Abstract

In the Julian Alps (Mt. Prisojnik, NW Slovenia) and in the Kamnik–Savinja Alps (Mt. Križevnik, N Slovenia), both of which form part of the eastern Southern Alps, several meters of Upper Anisian pelagic red nodular, radiolarian-rich limestone (Loibl Formation) were deposited on the drowned platform carbonates of the Contrin Formation. The time of the platform drowning is dated with radiolarians and conodonts to the Illyrian, more precisely to the upper part of the Paraceratites trinodosus Ammonoid Zone. The red limestone is overlain by pyroclastics and volcanics (rhyolites) or carbonate (mega)breccia (Uggowitz Formation). The following unit consists of thin-bedded limestone, grainstone and subordinate marl (Buchenstein Formation) deposited during the final filling of the basin from the adjacent prograding carbonate platform (Schlern Formation) in the Ladinian.
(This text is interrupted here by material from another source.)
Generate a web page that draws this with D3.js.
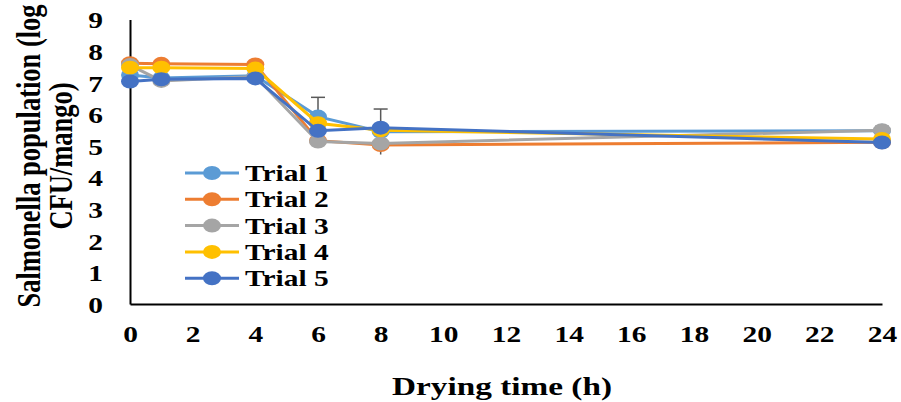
<!DOCTYPE html>
<html>
<head>
<meta charset="utf-8">
<script src="https://cdn.jsdelivr.net/npm/d3@7"></script>
<style>
  body { margin: 0; background: #fff; }
  svg text { font-family: "Times New Roman", "Liberation Serif", Times, serif; font-weight: bold; fill: #000; }
</style>
</head>
<body>
<div id="chart"></div>
<script>
  var hours = [0, 1, 4, 6, 8, 24];
  var trialNames = ['Trial 1', 'Trial 2', 'Trial 3', 'Trial 4', 'Trial 5'];
  var trial1 = [7.25, 7.15, 7.22, 5.93, 5.45, 5.48];
  var trial2 = [7.62, 7.60, 7.58, 5.17, 5.03, 5.12];
  var trial3 = [7.56, 7.06, 7.20, 5.14, 5.08, 5.50];
  var trial4 = [7.48, 7.48, 7.45, 5.72, 5.50, 5.22];
  var trial5 = [7.04, 7.11, 7.14, 5.48, 5.58, 5.11];
  var trial1Err = [0, 0, 0, 0.61, 0.72, 0];
  var trial3Err = [0, 0, 0, 0, 0, 0.12];
  var xTicks = d3.range(0, 25, 2);
  var yTicks = d3.range(0, 10, 1);

  var colors = ['#5B9BD5', '#ED7D31', '#A5A5A5', '#FFC000', '#4472C4'];
  var series = [trial1, trial2, trial3, trial4, trial5];
  var errors = [trial1Err, null, trial3Err, null, null];
  var font = '"Times New Roman", "Liberation Serif", Times, serif';
  var stretch = 1.28;   // the original picture is widened, text included

  var width = 901, height = 402;
  var x = d3.scaleLinear().domain([0, 24]).range([130, 882]);
  var y = d3.scaleLinear().domain([0, 9]).range([304, 19.6]);

  var svg = d3.select('#chart').append('svg')
    .attr('width', width)
    .attr('height', height);

  // axes: plain lines, labels without tick marks
  var xAxis = svg.append('g')
    .attr('transform', 'translate(0,' + y(0) + ')')
    .call(d3.axisBottom(x).tickValues(xTicks).tickSize(0).tickPadding(22));
  var yAxis = svg.append('g')
    .attr('transform', 'translate(' + x(0) + ',0)')
    .call(d3.axisLeft(y).tickValues(yTicks).tickSize(0).tickPadding(27));

  [xAxis, yAxis].forEach(function (ax) {
    ax.attr('font-family', font).attr('font-size', 23);
    ax.select('.domain').attr('stroke', '#000').attr('stroke-width', 2);
    ax.selectAll('text')
      .style('font-family', font)
      .style('font-weight', 'bold')
      .style('font-size', '23px')
      .attr('fill', '#000');
  });
  xAxis.selectAll('text')
    .attr('dy', '0.71em')
    .attr('transform', 'scale(' + stretch + ',1)');
  yAxis.selectAll('text')
    .attr('x', 0)
    .attr('dy', '0.36em')
    .attr('transform', 'translate(-27,0) scale(' + stretch + ',1)');

  var line = d3.line()
    .x(function (d, i) { return x(hours[i]); })
    .y(function (d) { return y(d); });

  // error bars (only the upper whisker shows above the markers)
  series.forEach(function (vals, s) {
    if (!errors[s]) return;
    vals.forEach(function (v, i) {
      var e = errors[s][i];
      if (!e) return;
      var g = svg.append('g').attr('stroke', '#595959').attr('stroke-width', 1.5);
      g.append('line')
        .attr('x1', x(hours[i])).attr('x2', x(hours[i]))
        .attr('y1', y(v - e)).attr('y2', y(v + e));
      g.append('line')
        .attr('x1', x(hours[i]) - 7).attr('x2', x(hours[i]) + 7)
        .attr('y1', y(v + e)).attr('y2', y(v + e));
    });
  });

  series.forEach(function (vals, s) {
    svg.append('path')
      .datum(vals)
      .attr('d', line)
      .attr('fill', 'none')
      .attr('stroke', colors[s])
      .attr('stroke-width', 3);
    svg.selectAll('.dot' + s)
      .data(vals)
      .enter()
      .append('ellipse')
      .attr('cx', function (d, i) { return x(hours[i]); })
      .attr('cy', function (d) { return y(d); })
      .attr('rx', 9)
      .attr('ry', 7)
      .attr('fill', colors[s]);
  });

  // legend
  var legend = svg.append('g');
  trialNames.forEach(function (name, i) {
    var ly = 173 + i * 26.3;
    legend.append('line')
      .attr('x1', 185).attr('x2', 239)
      .attr('y1', ly).attr('y2', ly)
      .attr('stroke', colors[i])
      .attr('stroke-width', 3);
    legend.append('ellipse')
      .attr('cx', 212).attr('cy', ly).attr('rx', 9).attr('ry', 7)
      .attr('fill', colors[i]);
    legend.append('text')
      .attr('transform', 'translate(245,' + ly + ') scale(' + stretch + ',1)')
      .attr('dy', '0.35em')
      .style('font-size', '23px')
      .text(name);
  });

  // axis titles
  svg.append('text')
    .attr('transform', 'translate(502,395) scale(' + stretch + ',1)')
    .attr('text-anchor', 'middle')
    .style('font-size', '26px')
    .text('Drying time (h)');

  var yTitle = svg.append('text')
    .attr('transform', 'translate(40,156) scale(' + stretch + ',1) rotate(-90)')
    .attr('text-anchor', 'middle')
    .style('font-size', '26.5px');
  yTitle.append('tspan').attr('x', 0).attr('y', 0).text('Salmonella population (log');
  yTitle.append('tspan').attr('x', 0).attr('y', 25).text('CFU/mango)');
</script>
</body>
</html>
Map-scale geometry, neptunian dykes, the onset of volcanism, the presence of (mega)breccia and related paleo-escarpments, the lateral variations in thickness and the wedge-shaped geometry of the lithological units provide evidence of syn-sedimentary block faulting and the formation of small-scale, relatively shallow half-grabens within the previously uniform Slovenian Carbonate Platform. This analysis indicates a clear tectonic control over the development of the Middle Triassic stratigraphy. The described extensional event is well correlated and genetically connected with the syn-rift formation of the neighboring Slovenian Basin and other Southern Alpine basins that formed in connection with the opening of the Meliata-Maliac branch of the Neotethys Ocean.